Rabbie Serumula, author, award-winning poet, journalist. Picture: Nokuthula Mbatha
Image: File Picture
The Democratic Alliance didn’t stop the VAT increase. They tried to bargain with it. Now they want the applause. But behind their staged moral outrage lies a letter to the President offering to back the tax hike if government agreed to drop land reform. That’s not public service. That’s opportunism wrapped in blue. The party's supporters have flooded social media claiming victory, casting the DA as the only adult in the room while others fumbled.
But that story falls apart under scrutiny. In March, Finance Minister Enoch Godongwana revealed that the DA had written to President Ramaphosa, expressing willingness to accept a 0.5% VAT increase on condition that the Expropriation Act be scrapped. In other words, the DA was prepared to trade a tax that would hit the poor the hardest, if it meant blocking land reform. That’s not fiscal responsibility, it’s ideological ransom.

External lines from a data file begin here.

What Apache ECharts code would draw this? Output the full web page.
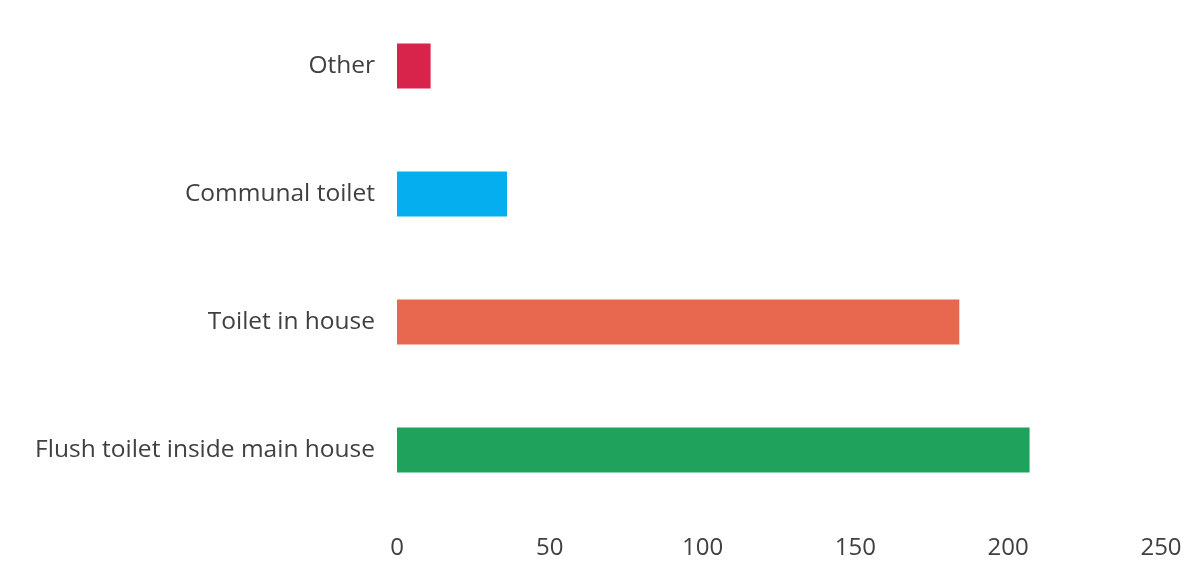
<!DOCTYPE html>
<html>
<head>
<meta charset="utf-8">
<script src="https://cdn.jsdelivr.net/npm/echarts@6/dist/echarts.min.js"></script>
<style>
  html, body { margin: 0; padding: 0; background: #ffffff; }
  #chart { width: 1187px; height: 574px; }
</style>
</head>
<body>
<div id="chart"></div>
<script>
// Toilet facility types, bottom to top
const categories = ['Flush toilet inside main house', 'Toilet in house', 'Communal toilet', 'Other'];
const counts = [207, 184, 36, 11];
const barColors = ['#1FA35C', '#E8674F', '#05AFEF', '#D8234A'];
const xTicks = { min: 0, max: 250, interval: 50 };

const chart = echarts.init(document.getElementById('chart'));
chart.setOption({
  animation: false,
  backgroundColor: '#ffffff',
  grid: { left: 397, right: 26, top: 2, bottom: 60, containLabel: false },
  xAxis: {
    type: 'value',
    min: xTicks.min,
    max: xTicks.max,
    interval: xTicks.interval,
    axisLine: { show: false },
    axisTick: { show: false },
    splitLine: { show: false },
    axisLabel: {
      margin: 22,
      color: '#404040',
      fontSize: 24,
      fontFamily: 'Open Sans'
    }
  },
  yAxis: {
    type: 'category',
    data: categories,
    axisLine: { show: false },
    axisTick: { show: false },
    axisLabel: {
      margin: 22,
      color: '#404040',
      fontSize: 24.5,
      fontFamily: 'Open Sans'
    }
  },
  series: [{
    type: 'bar',
    barWidth: 45,
    data: counts.map((v, i) => ({ value: v, itemStyle: { color: barColors[i] } }))
  }]
});
</script>
</body>
</html>
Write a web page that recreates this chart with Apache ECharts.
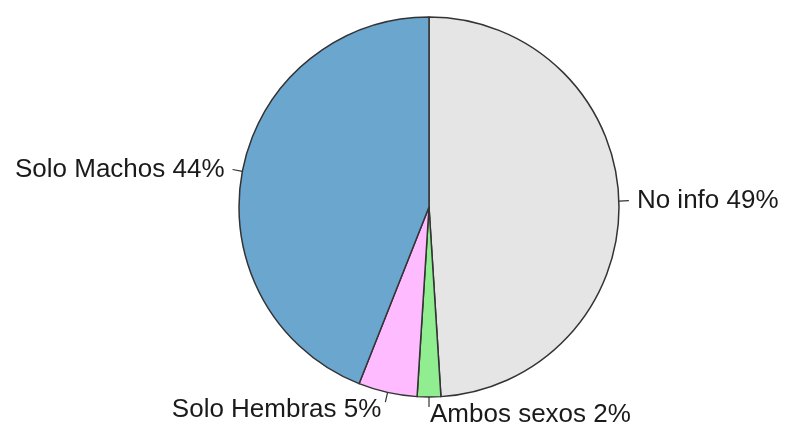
<!DOCTYPE html>
<html>
<head>
<meta charset="utf-8">
<script src="https://cdn.jsdelivr.net/npm/echarts@6/dist/echarts.min.js"></script>
<style>
  html, body { margin: 0; padding: 0; background: #ffffff; }
  #chart { width: 785px; height: 424px; }
</style>
</head>
<body>
<div id="chart"></div>
<script>
// Sex composition of records (percent), drawn clockwise from 12 o'clock
const categories = ['No info', 'Ambos sexos', 'Solo Hembras', 'Solo Machos'];
const percents = [49, 2, 5, 44];
const colors = ['#e5e5e5', '#90ee90', '#ffbbff', '#6ba6cf'];

// labels under the pie sit a little lower than the end of their leader line
const lowered = { 'Ambos sexos': 8, 'Solo Hembras': 8 };
const labelGap = { 'Ambos sexos': 1, 'Solo Hembras': 4 };

const chart = echarts.init(document.getElementById('chart'), null, { renderer: 'canvas' });

chart.setOption({
  animation: false,
  backgroundColor: '#ffffff',
  series: [{
    type: 'pie',
    center: [429, 207],
    radius: 190,
    startAngle: 90,
    clockwise: true,
    avoidLabelOverlap: false,
    data: categories.map((name, i) => ({
      name: name,
      value: percents[i],
      itemStyle: { color: colors[i] },
      label: name in labelGap ? { distanceToLabelLine: labelGap[name] } : {}
    })),
    itemStyle: { borderColor: '#333333', borderWidth: 1.5 },
    label: {
      show: true,
      position: 'outside',
      formatter: p => p.name + ' ' + p.value + '%',
      fontFamily: 'Liberation Sans, Arial, sans-serif',
      fontSize: 26,
      color: '#1a1a1a',
      distanceToLabelLine: 8
    },
    labelLayout: function (params) {
      const name = categories[params.dataIndex];
      return { dy: lowered[name] || 0 };
    },
    labelLine: {
      show: true,
      length: 10,
      length2: 0,
      smooth: false,
      lineStyle: { color: '#333333', width: 1.2 }
    },
    emphasis: { disabled: true }
  }]
});
</script>
</body>
</html>
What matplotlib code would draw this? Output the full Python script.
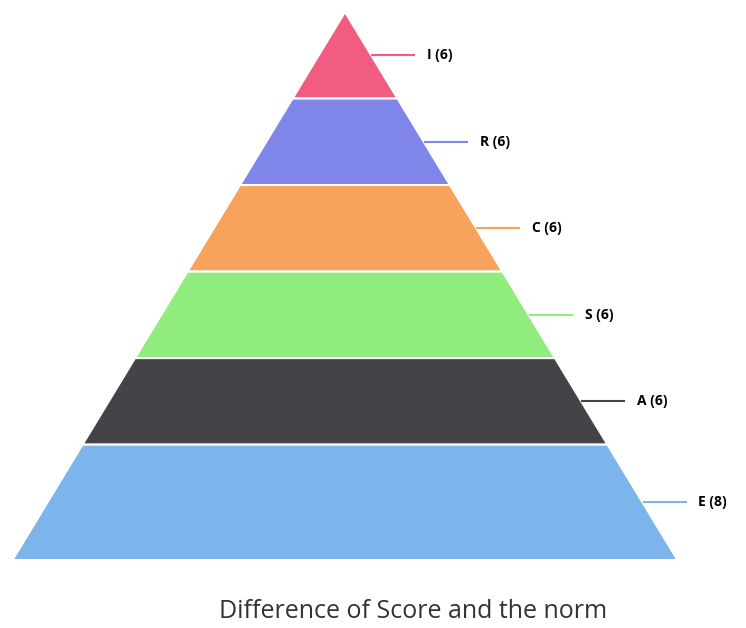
import numpy as np
import matplotlib.pyplot as plt
from matplotlib.patches import Polygon

# data, top of pyramid first
labels = ['I', 'R', 'C', 'S', 'A', 'E']
values = [6, 6, 6, 6, 6, 8]
colors = ['#f15c80', '#8085e9', '#f7a35c', '#90ed7d', '#434348', '#7cb5ec']
title = 'Difference of Score and the norm'

W, H = 746, 628
fig = plt.figure(figsize=(W / 100, H / 100), dpi=100)
ax = fig.add_axes([0, 0, 1, 1])
ax.set_xlim(0, W)
ax.set_ylim(H, 0)
ax.axis('off')

# pyramid frame (pixels)
apex_x, top, bottom = 345, 12, 560
half_base = 332.5

def half_width(y):
    return half_base * (y - top) / (bottom - top)

total = sum(values)
cum = np.concatenate([[0], np.cumsum(values)])
ys = top + cum / total * (bottom - top)

for i, (lab, v, c) in enumerate(zip(labels, values, colors)):
    y0, y1 = ys[i], ys[i + 1]
    w0, w1 = half_width(y0), half_width(y1)
    pts = [(apex_x - w0, y0), (apex_x + w0, y0), (apex_x + w1, y1), (apex_x - w1, y1)]
    ax.add_patch(Polygon(pts, closed=True, facecolor=c, edgecolor='white', lw=1.5))

    # connector + label
    ym = (y0 + y1) / 2
    xe = apex_x + half_width(ym)
    ax.plot([xe, xe + 44], [ym, ym], color=c, lw=1.5, solid_capstyle='butt')
    ax.text(xe + 56, ym, f'{lab} ({v})', fontsize=10, fontweight='bold',
            color='#000000', va='center', ha='left', family='Open Sans')

ax.text(413, 611, title, fontsize=18, color='#333333', ha='center', va='center',
        family='Open Sans')

fig.savefig('out.png', dpi=100)
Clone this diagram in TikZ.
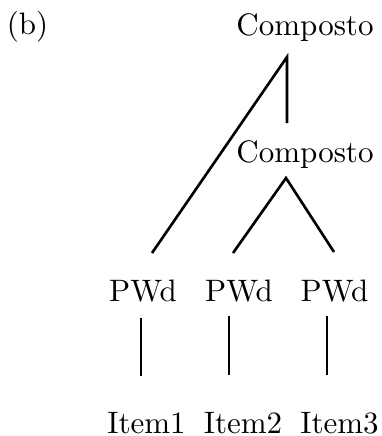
\documentclass[tikz,border=0pt]{standalone}
\begin{document}
\begin{tikzpicture}[x=0.3226pt,y=-0.3226pt,
  lbl/.style={anchor=base,inner sep=0pt,font=\fontsize{10}{12}\selectfont},
  branch/.style={line width=0.85pt}]
\useasboundingbox (0,0) rectangle (382,436);
% labels
\node[lbl] (tag) at (27.5,34.5) {(b)};
\node[lbl] (c1) at (305,35) {Composto};
\node[lbl] (c2) at (305,162) {Composto};
\node[lbl] (p1) at (143,301) {PWd};
\node[lbl] (p2) at (239,301) {PWd};
\node[lbl] (p3) at (334.5,301) {PWd};
\node[lbl] (i1) at (146.5,433) {Item1};
\node[lbl] (i2) at (243,433) {Item2};
\node[lbl] (i3) at (339.5,433) {Item3};
% branch end points
\coordinate (c1b) at (287,57);
\coordinate (c2t) at (287,123);
\coordinate (c2b) at (286,178);
\coordinate (p1t) at (152,253);
\coordinate (p2t) at (233,253);
\coordinate (p3t) at (334,252);
\coordinate (p1b) at (141,318);
\coordinate (p2b) at (229,316);
\coordinate (p3b) at (327,316);
\coordinate (i1t) at (141,376);
\coordinate (i2t) at (229,375);
\coordinate (i3t) at (327,375);
% branches
\draw[branch] (p1t) -- (c1b) -- (c2t);
\draw[branch] (p2t) -- (c2b) -- (p3t);
\draw[branch] (p1b) -- (i1t);
\draw[branch] (p2b) -- (i2t);
\draw[branch] (p3b) -- (i3t);
\end{tikzpicture}
\end{document}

This is where the DA’s white saviour complex reveals itself most clearly. It’s not enough for them to oppose bad policy; they have to be seen as the lone force of reason, the rescuers of a broken country, the heroes the township didn’t ask for. But when their backstage deals come to light, the mask slips. Their concern for the poor rings hollow when their priority was to protect property rights over people’s pockets. And yet, here they are, waving the victory flag, hoping no one reads the footnotes. The DA’s behaviour isn’t just dishonest, it’s disruptive.
At a time when the Government of National Unity is attempting to find its feet, the DA has chosen self-congratulation over solidarity. Instead of building consensus within the GNU, they staged outrage and spun a victory narrative that isolates them from the very coalition they’re meant to strengthen. That’s not principled opposition, it’s sabotage disguised as statesmanship. And let’s be clear: the VAT climbdown didn’t happen because of one party’s grandstanding. It came after mounting public pressure, fierce debate in Parliament, pushback from civil society, and the cold economic reality that another regressive tax would break the backs of millions. Many voiced their resistance, parties within and out of the GNU, even factions within the ANC.
The DA wasn’t a lone voice of reason. If anything, they were negotiating their own interests while others were defending the people outright. There’s a cost to this kind of political theatre. It erodes trust in coalition politics. It confuses the public. And worst of all, it distracts from real solutions. Instead of working to fix the tax system or propose progressive alternatives, the DA opted for optics over substance. The poor weren’t saved by a blue superhero, they were nearly sacrificed for a policy trade-off dressed up as patriotism. South Africa doesn’t need saviours in blue blazers. It needs honesty. The DA’s attempt to claim sole credit for stopping the VAT hike is just the latest act in their long-running performance: loud in public, deal-making in private. But this isn’t leadership. It’s self-interest with good PR. The poor deserve more than political theatre.